PROVIDED MATERIAL ▸
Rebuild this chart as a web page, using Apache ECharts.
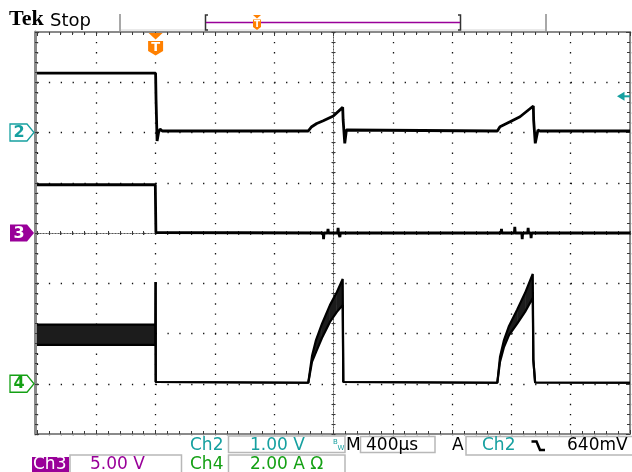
<!DOCTYPE html>
<html>
<head>
<meta charset="utf-8">
<script src="https://cdn.jsdelivr.net/npm/echarts@6/dist/echarts.min.js"></script>
<style>html,body{margin:0;padding:0;background:#fff}#c{width:632px;height:472px}</style>
</head>
<body>
<div id="c"></div>
<script>
// ---------------- scope settings ----------------
const timePerDivUs = 400;          // M 400µs
const divsBeforeTrigger = 2;       // trigger sits 2 divisions from the left
const divsTotal = 10;
const ch2Scale = 1.00;             // V/div
const ch3Scale = 5.00;             // V/div
const ch4Scale = 2.00;             // A/div
const ch2Ground = 2;               // divisions above centre
const ch3Ground = 0;
const ch4Ground = -3;
const trigArrowV = 0.72;           // trigger level arrow (Ch2, 640mV readout)

// ---------------- Ch2 (volts) ----------------
const ch2TimeUs = [-800, 0, 3, 10, 20, 30, 45, 1030, 1053, 1087, 1131, 1199, 1262, 1265, 1276, 1287, 1298, 2305, 2323, 2391, 2458, 2548, 2550, 2561, 2579, 2593, 3200];
const ch2Volts  = [1.18, 1.18, 0.65, -0.17, 0.0, 0.07, 0.03, 0.03, 0.115, 0.18, 0.235, 0.33, 0.50, 0.25, -0.215, 0.05, 0.03, 0.03, 0.115, 0.215, 0.314, 0.527, 0.25, -0.215, 0.05, 0.03, 0.03];

// ---------------- Ch3 (volts) ----------------
const ch3TimeUs = [-800, -2, 2, 1130, 1133, 1136, 1160, 1163, 1166, 1228, 1231, 1234, 1240, 1243, 1246, 2330, 2333, 2336, 2420, 2423, 2426, 2470, 2473, 2476, 2510, 2513, 2516, 2530, 2533, 2536, 3200];
const ch3Volts  = [4.8, 4.8, 0.05, 0, -0.6, 0, 0, 0.4, 0, 0, 0.5, 0, 0, -0.4, 0, 0, 0.4, 0, 0, 0.6, 0, 0, -0.6, 0, 0, 0.5, 0, 0, -0.5, 0, 0];

// ---------------- Ch4 (amps, lower / upper edge of the noisy trace) ----------------
const ch4TimeUs    = [-800, -1, 0, 1, 3, 1030, 1055, 1082, 1122, 1176, 1223, 1262, 1266, 1272, 2305, 2323, 2350, 2384, 2438, 2492, 2544, 2548, 2560, 3200];
const ch4AmpsLow   = [1.55, 1.55, 4.05, 0.07, 0.05, 0.04, 0.87, 1.26, 1.82, 2.46, 2.86, 3.13, 0.07, 0.05, 0.04, 0.87, 1.46, 1.94, 2.38, 2.86, 3.41, 0.95, 0.05, 0.04];
const ch4AmpsHigh  = [2.35, 2.35, 4.05, 0.07, 0.05, 0.04, 1.10, 1.74, 2.38, 3.13, 3.65, 4.17, 0.07, 0.05, 0.04, 1.06, 1.74, 2.30, 2.94, 3.61, 4.37, 0.95, 0.05, 0.04];

// ---------------- build ----------------
const toDiv = (v, scale, ground) => v / scale + ground;
const ch2Data = ch2TimeUs.map((t, i) => [t, toDiv(ch2Volts[i], ch2Scale, ch2Ground)]);
const ch3Data = ch3TimeUs.map((t, i) => [t, toDiv(ch3Volts[i], ch3Scale, ch3Ground)]);
const ch4Low  = ch4TimeUs.map((t, i) => [t, toDiv(ch4AmpsLow[i], ch4Scale, ch4Ground)]);
const ch4High = ch4TimeUs.map((t, i) => [t, toDiv(ch4AmpsHigh[i], ch4Scale, ch4Ground)]);
const ch4Band = ch4TimeUs.map((t, i) => [t, ch4Low[i][1], ch4High[i][1]]);

const xMin = -divsBeforeTrigger * timePerDivUs;
const xMax = (divsTotal - divsBeforeTrigger) * timePerDivUs;

const TEAL = '#16a0a0', GREEN = '#14a014', PURPLE = '#990099', ORANGE = '#ff8000';
const tick = {color: '#3a3a3a', width: 1};

function borderX(pos, split) {
  return {
    type: 'value', min: xMin, max: xMax, interval: timePerDivUs, position: pos,
    axisLine: {show: true, onZero: false, lineStyle: {color: '#8a8a8a', width: 2}},
    axisTick: {show: true, inside: true, length: 4, lineStyle: tick},
    minorTick: {show: true, splitNumber: 5, length: 3, lineStyle: tick},
    axisLabel: {show: false},
    splitLine: {show: split, lineStyle: {color: '#111', width: 1.3, type: [1.3, 8.75]}}
  };
}
function centreX(pos) {
  return {
    type: 'value', min: xMin, max: xMax, interval: timePerDivUs, position: pos,
    axisLine: {show: true, onZero: true, onZeroAxisIndex: 0, lineStyle: {color: '#555', width: 1, type: [1, 2]}},
    axisTick: {show: true, inside: false, length: 2, lineStyle: tick},
    minorTick: {show: true, splitNumber: 5, length: 2, lineStyle: tick},
    axisLabel: {show: false}, splitLine: {show: false}
  };
}
function borderY(pos, split, off) {
  return {
    type: 'value', min: -4, max: 4, interval: 1, position: pos, offset: off,
    axisLine: {show: true, onZero: false, lineStyle: {color: '#8a8a8a', width: pos === 'left' ? 3 : 2}},
    axisTick: {show: true, inside: true, length: 4, lineStyle: tick},
    minorTick: {show: true, splitNumber: 5, length: 3, lineStyle: tick},
    axisLabel: {show: false},
    splitLine: {show: split, lineStyle: {color: '#111', width: 1.3, type: [1.3, 10.56]}}
  };
}
function centreY(pos) {
  return {
    type: 'value', min: -4, max: 4, interval: 1, position: pos,
    axisLine: {show: true, onZero: true, onZeroAxisIndex: 4, lineStyle: {color: '#555', width: 1, type: [1, 2]}},
    axisTick: {show: true, inside: false, length: 2, lineStyle: tick},
    minorTick: {show: true, splitNumber: 5, length: 2, lineStyle: tick},
    axisLabel: {show: false}, splitLine: {show: false}
  };
}

const traceStyle = w => ({color: '#000', width: w});
const lineSeries = (data, w) => ({
  type: 'line', data, symbol: 'none', showSymbol: false, silent: true, clip: true,
  lineStyle: traceStyle(w), z: 3, animation: false
});

const chart = echarts.init(document.getElementById('c'));
chart.setOption({
  animation: false,
  backgroundColor: '#ffffff',
  grid: {left: 37, top: 32, right: 2, bottom: 38},
  xAxis: [
    borderX('bottom', true),
    borderX('top', false),
    centreX('bottom'),
    centreX('top'),
    {type: 'value', min: -5, max: 5, show: false, splitLine: {show: false}, axisLine: {onZero: false}}
  ],
  yAxis: [
    borderY('left', true, 2),
    borderY('right', false, 0),
    centreY('left'),
    centreY('right')
  ],
  series: [
    {
      type: 'custom', coordinateSystem: 'cartesian2d', xAxisIndex: 0, yAxisIndex: 0,
      data: ch4Band, encode: {x: 0, y: [1, 2]}, clip: true, silent: true, z: 2,
      renderItem: function (params, api) {
        const i = params.dataIndex;
        if (i >= ch4Band.length - 1) return null;
        const a = ch4Band[i], b = ch4Band[i + 1];
        if (a[2] - a[1] < 0.005 && b[2] - b[1] < 0.005) return null;
        return {
          type: 'polygon',
          shape: {points: [api.coord([a[0], a[2]]), api.coord([b[0], b[2]]), api.coord([b[0], b[1]]), api.coord([a[0], a[1]])]},
          style: {fill: '#1c1c1c'}
        };
      }
    },
    lineSeries(ch4Low, 2.2),
    lineSeries(ch4High, 2.2),
    lineSeries(ch3Data, 2.8),
    lineSeries(ch2Data, 2.8)
  ]
});

// ---------------- annotations ----------------
const px = t => chart.convertToPixel({xAxisIndex: 0}, t);
const py = d => chart.convertToPixel({yAxisIndex: 0}, d);
const FONT = '"DejaVu Sans", sans-serif';
const g = [];
const txt = (x, y, text, fill, size, extra) => g.push({type: 'text', x, y, silent: true, z: 20,
  style: Object.assign({text, fill, font: size + 'px ' + FONT, align: 'left', verticalAlign: 'middle'}, extra || {})});
const box = (x, y, w, h) => g.push({type: 'rect', silent: true, z: 19, shape: {x, y, width: w, height: h},
  style: {fill: 'none', stroke: '#b8b8b8', lineWidth: 1.5}});
const pline = (pts, stroke, w) => g.push({type: 'polyline', silent: true, z: 20, shape: {points: pts}, style: {stroke, lineWidth: w, fill: 'none'}});
const poly = (pts, style) => g.push({type: 'polygon', silent: true, z: 20, shape: {points: pts}, style});

// top bar
g.push({type: 'text', x: 9, y: 30, z: 20, style: {text: 'Tek', font: 'bold 22px "Liberation Serif", serif', fill: '#000', verticalAlign: 'bottom'}});
g.push({type: 'text', x: 50, y: 30, z: 20, style: {text: 'Stop', font: '18px ' + FONT, fill: '#000', verticalAlign: 'bottom'}});
pline([[120, 14], [120, 31]], '#a8a8a8', 2);
pline([[546, 14], [546, 31]], '#a8a8a8', 2);
pline([[121, 30], [545, 30]], '#d4d4d4', 1);
pline([[208, 15], [205.5, 15], [205.5, 30], [208, 30]], '#333', 1.5);
pline([[458, 15], [460.5, 15], [460.5, 30], [458, 30]], '#333', 1.5);
pline([[206, 22.5], [460, 22.5]], PURPLE, 1.5);
poly([[253, 15], [261, 15], [257, 18.5]], {fill: ORANGE});
poly([[253, 19.5], [261, 19.5], [261, 27], [257, 30], [253, 27]], {fill: ORANGE});
g.push({type: 'text', x: 257, y: 25, z: 21, style: {text: 'T', font: 'bold 9px ' + FONT, fill: '#fff', align: 'center', verticalAlign: 'middle'}});

// trigger position marker
const tx = px(0);
poly([[tx - 7, 33], [tx + 7, 33], [tx, 39.5]], {fill: ORANGE});
poly([[tx - 7.5, 41], [tx + 7.5, 41], [tx + 7.5, 51], [tx, 55.5], [tx - 7.5, 51]], {fill: ORANGE});
g.push({type: 'text', x: tx, y: 47.5, z: 21, style: {text: 'T', font: 'bold 13px ' + FONT, fill: '#fff', align: 'center', verticalAlign: 'middle'}});

// channel ground markers
function marker(d, label, color, filled) {
  const y = py(d);
  poly([[10, y - 8.5], [27, y - 8.5], [34, y], [27, y + 8.5], [10, y + 8.5]],
       filled ? {fill: color} : {fill: '#fff', stroke: color, lineWidth: 1.3});
  g.push({type: 'text', x: 19, y: y + 0.5, z: 21, style: {text: label, font: 'bold 16px ' + FONT, fill: filled ? '#fff' : color, align: 'center', verticalAlign: 'middle'}});
}
marker(ch2Ground, '2', TEAL, false);
marker(ch3Ground, '3', PURPLE, true);
marker(ch4Ground, '4', GREEN, false);

// trigger level arrow (right edge)
const ay = py(toDiv(trigArrowV, ch2Scale, ch2Ground));
poly([[617, ay], [624.5, ay - 4.5], [624.5, ay + 4.5]], {fill: TEAL});
pline([[624, ay], [630, ay]], TEAL, 2);

// bottom readouts, row 1
txt(190, 445.5, 'Ch2', TEAL, 17);
box(228.5, 436, 116.5, 16.5);
txt(250, 445.5, '1.00 V', TEAL, 17);
txt(333, 442, 'B', TEAL, 7);
txt(337.5, 448, 'W', TEAL, 7);
txt(346, 445.5, 'M', '#000', 17);
box(360.5, 436.5, 74.5, 16);
txt(366, 445.5, '400µs', '#000', 17);
txt(452, 445.5, 'A', '#000', 17);
box(466, 436.5, 175, 18.5);
txt(482, 445.5, 'Ch2', TEAL, 17);
pline([[531.5, 441.5], [536.5, 441.5], [540, 450], [545, 450]], '#000', 2.5);
txt(567, 445.5, '640mV', '#000', 17);

// bottom readouts, row 2
g.push({type: 'rect', silent: true, z: 19, shape: {x: 32, y: 457, width: 37, height: 15}, style: {fill: PURPLE}});
txt(33, 464.5, 'Ch3', '#fff', 17);
box(70, 455, 111.5, 18);
txt(90, 464.5, '5.00 V', PURPLE, 17);
txt(190, 464.5, 'Ch4', GREEN, 17);
box(228.5, 455, 116.5, 18);
txt(250, 464.5, '2.00 A Ω', GREEN, 17);

chart.setOption({graphic: g});
</script>
</body>
</html>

THE REQUEST ▸
Exactly as they appear, print the lines of the listing above from its first line through the line that contains "0.05, 0.03, 0.03];", minus the pictures.

RIGHT ANSWER ▸
Rebuild this chart as a web page, using Apache ECharts.
<!DOCTYPE html>
<html>
<head>
<meta charset="utf-8">
<script src="https://cdn.jsdelivr.net/npm/echarts@6/dist/echarts.min.js"></script>
<style>html,body{margin:0;padding:0;background:#fff}#c{width:632px;height:472px}</style>
</head>
<body>
<div id="c"></div>
<script>
// ---------------- scope settings ----------------
const timePerDivUs = 400;          // M 400µs
const divsBeforeTrigger = 2;       // trigger sits 2 divisions from the left
const divsTotal = 10;
const ch2Scale = 1.00;             // V/div
const ch3Scale = 5.00;             // V/div
const ch4Scale = 2.00;             // A/div
const ch2Ground = 2;               // divisions above centre
const ch3Ground = 0;
const ch4Ground = -3;
const trigArrowV = 0.72;           // trigger level arrow (Ch2, 640mV readout)

// ---------------- Ch2 (volts) ----------------
const ch2TimeUs = [-800, 0, 3, 10, 20, 30, 45, 1030, 1053, 1087, 1131, 1199, 1262, 1265, 1276, 1287, 1298, 2305, 2323, 2391, 2458, 2548, 2550, 2561, 2579, 2593, 3200];
const ch2Volts  = [1.18, 1.18, 0.65, -0.17, 0.0, 0.07, 0.03, 0.03, 0.115, 0.18, 0.235, 0.33, 0.50, 0.25, -0.215, 0.05, 0.03, 0.03, 0.115, 0.215, 0.314, 0.527, 0.25, -0.215, 0.05, 0.03, 0.03];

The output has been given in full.